Dreweatts & Bloomsbury Auctions is delighted to be offering the books and photogravure prints from Edward Sheriff Curtis' anthropological masterpiece, The North American Indian as part of their Books, Photographs and Other Works on Paper sale on 15th of December 2016 (1:30pm).
This ethnographical survey by photographer and chronicler, Edward Sheriff Curtis (1868-1952) remains one of the most significant and powerful insights into the world of the indigenous peoples of North America. The sale this December, which will take place at Bloomsbury House, 24 Maddox Street, London, will include volumes one to thirteen of the twenty volume series alongside a large number of the original accompanying portfolio plates. Many of the portfolio plates, which carry attractive estimates ranging from £300 to £1,800, will be offered as separate lots, appealing to a broad selection of budgets and collectors.

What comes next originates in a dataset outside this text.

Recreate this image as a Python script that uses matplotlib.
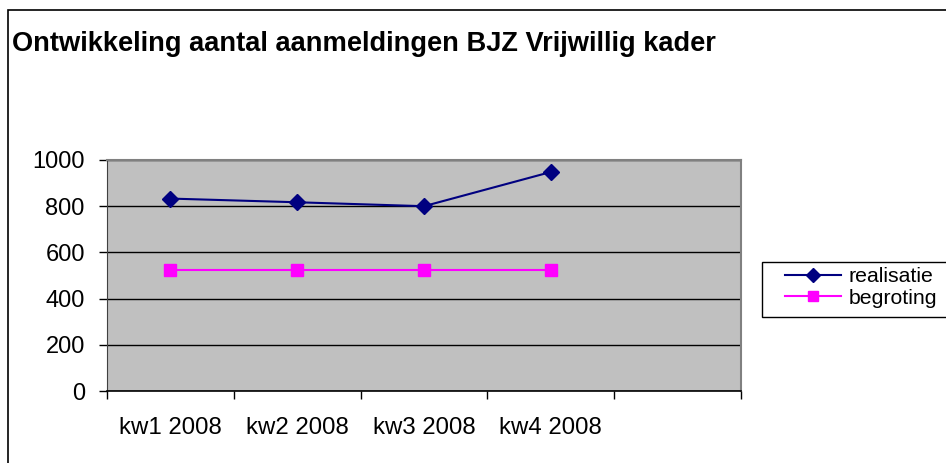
import matplotlib.pyplot as plt
from matplotlib.patches import Rectangle

categories = ["kw1 2008", "kw2 2008", "kw3 2008", "kw4 2008", ""]
realisatie = [833, 817, 800, 948]
begroting = [525, 525, 525, 525]
yticks = [0, 200, 400, 600, 800, 1000]

plt.rcParams['font.family'] = ['Liberation Sans', 'DejaVu Sans']

fig = plt.figure(figsize=(9.46, 4.63), dpi=100)
# outer chart frame
fig.patches.append(Rectangle((8 / 946, -0.05), 1.0, 1 - 10 / 463 + 0.05,
                             transform=fig.transFigure, fill=False,
                             edgecolor='black', linewidth=1.2))
# legend box (runs off the right edge like the original)
fig.patches.append(Rectangle((762 / 946, 1 - 317 / 463), 0.3, 55 / 463,
                             transform=fig.transFigure, fill=True,
                             facecolor='white', edgecolor='black', linewidth=1))

ax = fig.add_axes([107 / 946, 1 - 391 / 463, 634 / 946, 231 / 463])
ax.set_facecolor('#C0C0C0')

x = range(len(realisatie))
ax.plot(x, realisatie, color='#000080', marker='D', markersize=8,
        linewidth=1.5, label='realisatie')
ax.plot(x, begroting, color='#FF00FF', marker='s', markersize=8,
        linewidth=1.5, label='begroting')

ax.set_xlim(-0.5, len(categories) - 0.5)
ax.set_ylim(0, 1000)
ax.set_yticks(yticks)
ax.yaxis.grid(True, color='black', linewidth=1)
ax.set_axisbelow(True)
ax.tick_params(axis='y', direction='out', length=6, width=1, labelsize=17, pad=10)

# tick marks between categories, labels in the middle
ax.set_xticks([i - 0.5 for i in range(len(categories) + 1)])
ax.set_xticklabels([])
ax.set_xticks(range(len(categories)), minor=True)
ax.set_xticklabels(categories, minor=True, fontsize=17.3)
ax.tick_params(axis='x', which='major', direction='out', length=6, width=1)
ax.tick_params(axis='x', which='minor', length=0, pad=19)

for side in ['top', 'right']:
    ax.spines[side].set_color('#808080')
    ax.spines[side].set_linewidth(1.5)
ax.spines['left'].set_color('#404040')
ax.spines['bottom'].set_color('black')
ax.spines['bottom'].set_linewidth(1.2)

fig.text(12 / 946, 1 - 44 / 463, "Ontwikkeling aantal aanmeldingen BJZ Vrijwillig kader",
         fontsize=19.6, fontweight='bold', va='center', ha='left')

leg = fig.legend(loc='upper left', bbox_to_anchor=(785 / 946, 1 - 267 / 463),
                 fontsize=15.3, frameon=False, markerscale=0.85,
                 handlelength=2.65, borderpad=0, labelspacing=0.12,
                 handletextpad=0.35, borderaxespad=0)

fig.savefig("out.png", dpi=100)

The North American Indian documents over eighty distinct native peoples from the culture areas of the trans-Mississippi west. The volumes contain a huge repository of ethnographic information including the outlines of social organisation, biographies of key leaders, myths and more. The sale catalogue features an introduction by Mick Gidley, Emeritus Professor of American Literature & Culture at the University of Leeds and author of several works on Curtis, including Edward S. Curtis and the North American Indian, Incorporated (Cambridge University Press, 1998; paperback, 2000).
The books and portfolios were originally issued to subscribers between 1907 and 1930, each volume and set of plates supposedly one of 500 copies (most likely a smaller run). These volumes therefore only entered the major libraries and homes of the super-rich. The set featuring in the auction was subscribed to by Sir William Northrup McMillan (1872-1925), an American industrialist and friend of Theodore Roosevelt, the latter who also provided the foreword to The North American Indian. Russell Mount, cataloguer of the Curtis lots at Dreweatts & Bloomsbury Auctions notes, ‘a set with an intriguing connection to Roosevelt, the President being first a portrait subject of Curtis, then soon his friend, supporter, and confidant. Roosevelt's encouragement to persevere with the project of The North American Indian was of inestimable importance to Curtis’.
The volumes (Lot 200, Est: £60,000-80,000, pictured) incorporate 983 plates with photogravures taken by Curtis himself. Curtis’ ‘documentary pictures’ cover portraiture, tribal arts & crafts, shamanisitic rituals, maps and plans. Lots 201-518 are comprised of the larger-format photogravure plates issued in the portfolios and include many of the more famous photographic images such as Mo?sa - Mohave (pictured below) which sees the subject powerfully returning the viewer’s gaze (Lot 251, Est £1,500 - £2,000).
Appealing to collectors of both photography and Americana alike, the striking photographic portraits of tribal Chiefs, men, women and children are documented alongside landscapes images. Lot 288, On The Little Bighorn - Apsaroke, 1908 (Est £1,000 - £1,500) and Lot 354 Sun Dance Encampment - Piegan (Est £1,000-£1,500) show the people’s ease with the natural world. Elsewhere, scenes of village life are depicted in Story Telling- Apache, (Lot 210 Est: £1,200 - £1,800) and The Blanket Weaver - Navaho (Lot 232, Est £1,000 - £1,500). Although these scenes may have been reconstructed for the camera, they not only capture the dignity and pride of the native peoples, but also document the craftsmanship inherent within the native cultures.